What this task involves: Output all the data exactly. Pictures do not belong in the copy.
______________________________
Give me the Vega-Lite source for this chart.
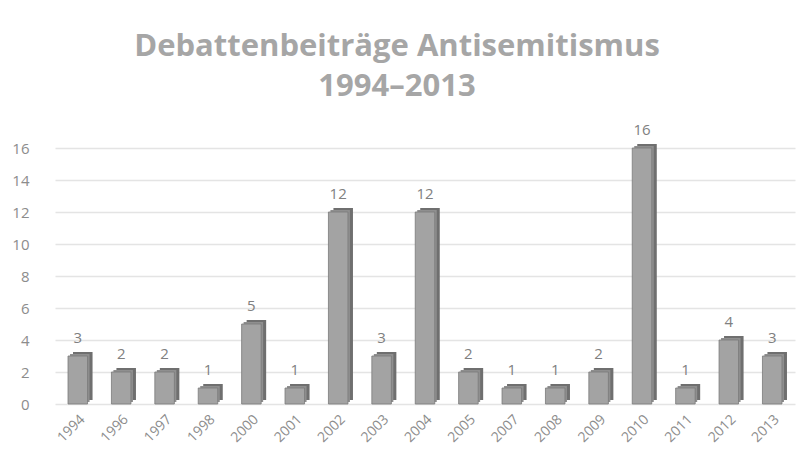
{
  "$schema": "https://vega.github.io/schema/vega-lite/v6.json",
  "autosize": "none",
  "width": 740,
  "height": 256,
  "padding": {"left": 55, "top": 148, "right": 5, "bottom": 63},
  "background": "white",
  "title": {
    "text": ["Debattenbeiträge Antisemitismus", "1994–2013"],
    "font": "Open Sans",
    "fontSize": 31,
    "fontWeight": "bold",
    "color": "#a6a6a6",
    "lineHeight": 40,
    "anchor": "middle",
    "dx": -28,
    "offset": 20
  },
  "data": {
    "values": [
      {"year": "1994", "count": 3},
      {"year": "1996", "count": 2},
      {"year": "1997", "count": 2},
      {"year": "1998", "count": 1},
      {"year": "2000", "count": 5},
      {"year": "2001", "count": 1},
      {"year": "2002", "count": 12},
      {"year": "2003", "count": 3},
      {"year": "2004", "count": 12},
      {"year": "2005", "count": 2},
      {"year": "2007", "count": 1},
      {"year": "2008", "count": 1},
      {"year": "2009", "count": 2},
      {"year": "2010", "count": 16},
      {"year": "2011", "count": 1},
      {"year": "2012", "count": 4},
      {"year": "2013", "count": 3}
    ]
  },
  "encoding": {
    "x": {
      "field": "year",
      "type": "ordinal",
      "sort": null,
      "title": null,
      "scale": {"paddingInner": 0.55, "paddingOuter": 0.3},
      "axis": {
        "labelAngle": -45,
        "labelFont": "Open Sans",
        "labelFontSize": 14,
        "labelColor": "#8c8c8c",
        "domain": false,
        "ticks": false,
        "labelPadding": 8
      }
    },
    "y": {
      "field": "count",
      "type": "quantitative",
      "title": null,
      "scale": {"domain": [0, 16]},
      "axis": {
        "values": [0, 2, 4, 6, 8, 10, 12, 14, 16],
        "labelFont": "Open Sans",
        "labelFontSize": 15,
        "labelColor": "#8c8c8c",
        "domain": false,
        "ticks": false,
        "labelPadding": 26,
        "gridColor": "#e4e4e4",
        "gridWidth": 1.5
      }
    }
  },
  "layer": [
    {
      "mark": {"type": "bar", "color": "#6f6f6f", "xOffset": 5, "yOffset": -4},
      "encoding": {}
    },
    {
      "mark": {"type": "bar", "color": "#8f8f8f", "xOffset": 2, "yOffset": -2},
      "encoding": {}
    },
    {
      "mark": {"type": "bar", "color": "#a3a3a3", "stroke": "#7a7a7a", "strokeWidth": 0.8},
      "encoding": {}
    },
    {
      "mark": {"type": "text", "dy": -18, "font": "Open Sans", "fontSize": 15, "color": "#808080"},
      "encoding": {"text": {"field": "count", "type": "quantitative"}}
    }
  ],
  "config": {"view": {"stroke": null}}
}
______________________________
Result:
Give me the Vega-Lite source for this chart.
{
  "$schema": "https://vega.github.io/schema/vega-lite/v6.json",
  "autosize": "none",
  "width": 740,
  "height": 256,
  "padding": {"left": 55, "top": 148, "right": 5, "bottom": 63},
  "background": "white",
  "title": {
    "text": ["Debattenbeiträge Antisemitismus", "1994–2013"],
    "font": "Open Sans",
    "fontSize": 31,
    "fontWeight": "bold",
    "color": "#a6a6a6",
    "lineHeight": 40,
    "anchor": "middle",
    "dx": -28,
    "offset": 20
  },
  "data": {
    "values": [
      {"year": "1994", "count": 3},
      {"year": "1996", "count": 2},
      {"year": "1997", "count": 2},
      {"year": "1998", "count": 1},
      {"year": "2000", "count": 5},
      {"year": "2001", "count": 1},
      {"year": "2002", "count": 12},
      {"year": "2003", "count": 3},
      {"year": "2004", "count": 12},
      {"year": "2005", "count": 2},
      {"year": "2007", "count": 1},
      {"year": "2008", "count": 1},
      {"year": "2009", "count": 2},
      {"year": "2010", "count": 16},
      {"year": "2011", "count": 1},
      {"year": "2012", "count": 4},
      {"year": "2013", "count": 3}
    ]
  },
  "encoding": {
    "x": {
      "field": "year",
      "type": "ordinal",
      "sort": null,
      "title": null,
      "scale": {"paddingInner": 0.55, "paddingOuter": 0.3},
      "axis": {
        "labelAngle": -45,
        "labelFont": "Open Sans",
        "labelFontSize": 14,
        "labelColor": "#8c8c8c",
        "domain": false,
        "ticks": false,
        "labelPadding": 8
      }
    },
    "y": {
      "field": "count",
      "type": "quantitative",
      "title": null,
      "scale": {"domain": [0, 16]},
      "axis": {
        "values": [0, 2, 4, 6, 8, 10, 12, 14, 16],
        "labelFont": "Open Sans",
        "labelFontSize": 15,
        "labelColor": "#8c8c8c",
        "domain": false,
        "ticks": false,
        "labelPadding": 26,
        "gridColor": "#e4e4e4",
        "gridWidth": 1.5
      }
    }
  },
  "layer": [
    {
      "mark": {"type": "bar", "color": "#6f6f6f", "xOffset": 5, "yOffset": -4},
      "encoding": {}
    },
    {
      "mark": {"type": "bar", "color": "#8f8f8f", "xOffset": 2, "yOffset": -2},
      "encoding": {}
    },
    {
      "mark": {"type": "bar", "color": "#a3a3a3", "stroke": "#7a7a7a", "strokeWidth": 0.8},
      "encoding": {}
    },
    {
      "mark": {"type": "text", "dy": -18, "font": "Open Sans", "fontSize": 15, "color": "#808080"},
      "encoding": {"text": {"field": "count", "type": "quantitative"}}
    }
  ],
  "config": {"view": {"stroke": null}}
}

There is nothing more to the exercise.